Like many, like many, I think war widows after, they wanted to stay true to their husband.
And this is true of all the material that Mum kept, searching for answers about her husband during the during the war time and also showed me the strength of not only the love between them, but also the strength my mother had, like many other war widows, to bring up two young kids. Because she had no idea what was going to happen to her husband,
I won't tell you the dream that she had just before the end of the war, but it showed to me what love meant and also the courage of my mother to start a new career as a law clerk, then as a singer, then as an artist and all the time during our very happy childhood days.
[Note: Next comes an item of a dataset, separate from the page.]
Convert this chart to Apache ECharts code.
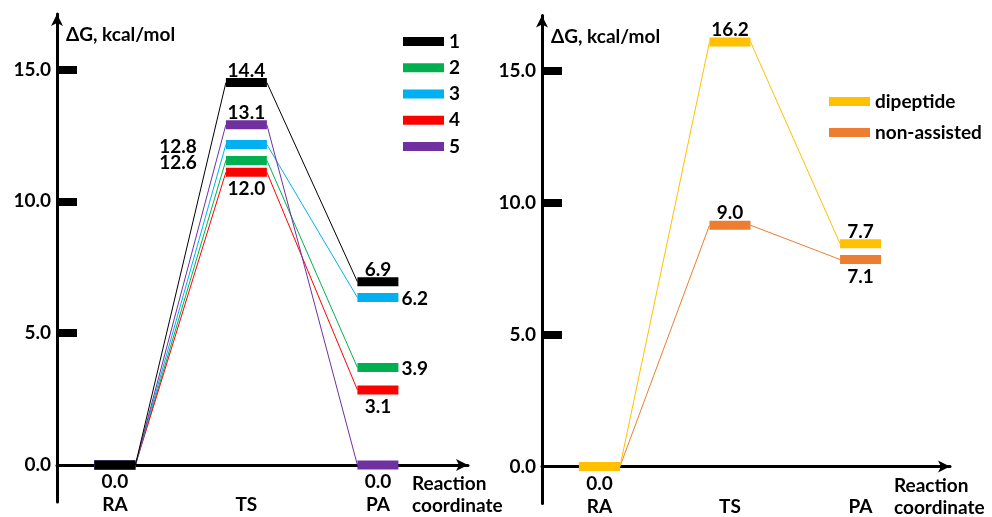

I never missed Dad because I didn't know him.I knew of him, and I got to know him by doing this, but it just shows, we were not aware, I wasn't, as a young teenager, of what Mum had gone through. Every now and then, Mum would go to Repat Hospital, and we'd think, "Oh, she's just tired." No, it was a nervous breakdown. But we didn't understand it until much later.
And it's a story that's true, no matter which side of war we are on. People are damaged. Very seriously damaged.
But they learn how to cope. Mum had similar things that Dad had, learning how to cope with what cards she's been dealt at the time. She had the love that she had for us and obviously my father had for us both. And to me, it is a wonderful story.
So having completed this little book,I can reach a top shelf now. At having completed it, Ray Martin was having a talk to me, he saw it on my kitchen table and said "That cannot stay on your kitchen table. It's too important a story to be told."
So he put me in touch with Peter Rubenstein, who was doing a lot of video work for Ray and other TV shows, and Peter said "Can I show this to my friend Peter Rees?" And I said "Yes, absolutely"
Because that's not a Penguin pocket edition that's going to be easily read, and then Peter rang me up.
He read the whole 1300 pages. Well done, Peter.
And he said, "I'd like to write the story."
And what Peter's done is transferred this, and this in itself is a book in its own right. And it's just to me, it's amazing. Actual accounts. Every day, everything that happened, nothing taken out.
Peter ended up with a lovely narrative about what it means to be human. What it means to love. To understand what it means to suffer. To understand what it means to be lost. And to understand how to recover from that loss. And live a full and rich life and understand what life is about, that comes in this book and it comes in the narrative that Peter and Sue have written, and I thank them both for the dedication they had in writing this story.
And I do hope you read Peter's book because it does tell a very important thing to understand in life - that life is important. People are important. Love is imperative. Thank you.